'Virgil Thomson' celebrates Thomson's written words and musical notes

Thomson’s uncommon capacity to both create works in a particular art form and to write lucidly about that art form is in evidence throughout the Library of America second collection spotlighting the writer-composer.

Virgil Thomson:
The State of Music & Other Writings
Edited by Tim Page
Library of America
1,184 pp.

September 7, 2016

Some works of art are dependent on a particular historical moment for their effectiveness.

Take the documentaries “The Plow That Broke the Plains” (1936) and “The River” (1938), which considered subjects of consequence for those living through the Great Depression – the former, the Dust Bowl, and the latter, the Tennessee Valley Authority. Director Pare Lorentz primarily used images to communicate but also benefited from music by the American composer Virgil Thomson (1896-1989).

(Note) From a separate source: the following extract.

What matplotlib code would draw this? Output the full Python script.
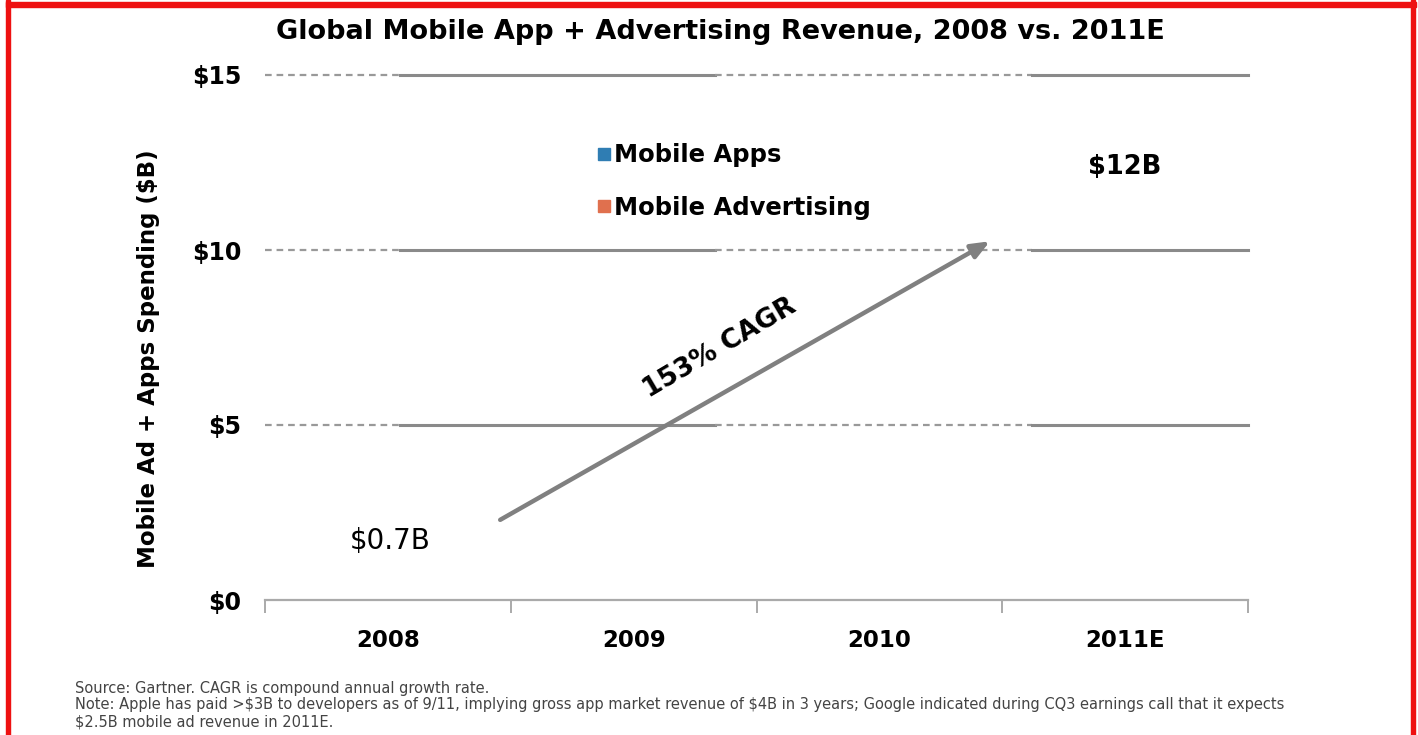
import matplotlib.pyplot as plt
from matplotlib.patches import Rectangle

years = ['2008', '2009', '2010', '2011E']
totals = {'2008': 0.7, '2011E': 12.0}
total_labels = ['$0.7B', '$12B']
y_ticks = [0, 5, 10, 15]
y_tick_labels = ['$0', '$5', '$10', '$15']
series = ['Mobile Apps', 'Mobile Advertising']
series_colors = ['#2f7db3', '#e0704e']
cagr_text = '153% CAGR'

footnotes = [
    'Source: Gartner. CAGR is compound annual growth rate.',
    r'Note: Apple has paid >\$3B to developers as of 9/11, implying gross app market revenue of \$4B in 3 years; '
    'Google indicated during CQ3 earnings call that it expects',
    r'\$2.5B mobile ad revenue in 2011E.',
]

plt.rcParams['font.family'] = ['DejaVu Sans']

fig = plt.figure(figsize=(14.18, 7.35), dpi=100)
ax = fig.add_axes([265 / 1418, 1 - 600 / 735, 983 / 1418, 525 / 735])

x = list(range(len(years)))
ax.set_xlim(-0.5, len(years) - 0.5)
ax.set_ylim(0, 15)

# gridlines: dashed / solid pieces along each level
breaks = [-0.5, 0.05, 1.33, 2.62, 3.5]
for lvl in y_ticks[1:]:
    for i in range(len(breaks) - 1):
        if i % 2 == 0:
            ax.plot([breaks[i], breaks[i + 1]], [lvl, lvl], color='#999999', lw=1.6,
                    ls=(0, (3, 2.2)), zorder=1, clip_on=False)
        else:
            ax.plot([breaks[i], breaks[i + 1]], [lvl, lvl], color='#8a8a8a', lw=2.2,
                    zorder=1, clip_on=False)

for s in ['top', 'right', 'left']:
    ax.spines[s].set_visible(False)
ax.spines['bottom'].set_color('#aaaaaa')
ax.spines['bottom'].set_linewidth(1.6)

ax.set_yticks(y_ticks)
ax.set_yticklabels(y_tick_labels, fontsize=17, fontweight='bold')
ax.tick_params(axis='y', length=0, pad=17)
ax.set_xticks(x)
ax.set_xticklabels(years, fontsize=16.5, fontweight='bold')
ax.set_xticks([i - 0.5 for i in range(len(years) + 1)], minor=True)
ax.tick_params(axis='x', which='major', length=0, pad=21)
ax.tick_params(axis='x', which='minor', length=9, width=1.4, color='#aaaaaa')

ax.set_ylabel('Mobile Ad + Apps Spending ($B)', fontsize=16.5, fontweight='bold')
ax.yaxis.set_label_coords(-0.107, 0.459)

# value labels
ax.annotate(total_labels[0], (years.index('2008'), totals['2008']), xytext=(1.5, 25),
            textcoords='offset points', ha='center', va='center', fontsize=20)
ax.annotate(total_labels[1], (years.index('2011E'), totals['2011E']), xytext=(0, 9.5),
            textcoords='offset points', ha='center', va='center', fontsize=18.5, fontweight='bold')

# growth arrow
ax.annotate('', xy=(2.45, 10.25), xytext=(0.457, 2.29),
            arrowprops=dict(arrowstyle='-|>,head_length=1.1,head_width=0.45', color='#808080',
                            lw=3.2, shrinkA=0, shrinkB=0))
ax.text(1.35, 7.2, cagr_text, rotation=30.5, ha='center', va='center',
        fontsize=19, fontweight='bold', rotation_mode='anchor')

# legend
handles = [plt.Line2D([], [], marker='s', ls='', color=c, markersize=9) for c in series_colors]
leg = ax.legend(handles, series, loc='upper left', bbox_to_anchor=(0.314, 0.912), frameon=False,
                prop={'size': 17.5, 'weight': 'bold'}, handletextpad=0.05, handlelength=0.7,
                labelspacing=1.18)

fig.text(0.508, 1 - 32 / 735, 'Global Mobile App + Advertising Revenue, 2008 vs. 2011E',
         ha='center', va='center', fontsize=19.5, fontweight='bold')

for i, line in enumerate(footnotes):
    fig.text(75 / 1418, 1 - (688 + 17 * i) / 735, line, ha='left', va='center',
             fontsize=10.5, color='#444444')

# red frame on left, top and right
for rx, ry, rw, rh in [(6, 0, 4, 735), (6, 2, 1410, 5), (1411, 0, 4, 735)]:
    fig.patches.append(Rectangle((rx / 1418, 1 - (ry + rh) / 735), rw / 1418, rh / 735,
                                 transform=fig.transFigure, color='#ee1111', zorder=10))

fig.savefig('out.png', dpi=100)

Alas, when revisited today, the films lack the potency they surely had at the time of their release. That is not true of Thomson’s scores, which singlehandedly save the films from the antique status of, say, Woody Guthrie’s folk songs or FDR’s fireside chats. In fact, untethered from the films they were meant to go along with, his music can be heard more clearly for its own inherent qualities. In his alternately brassy and delicate score for “The River,” for example, Thomson famously availed himself of such lovely, melodious hymns as “How Firm a Foundation” and “My Shepherd Will Supply My Need.” The result is a work that is majestic and meek, stately and folksy – and is no less so in 2016.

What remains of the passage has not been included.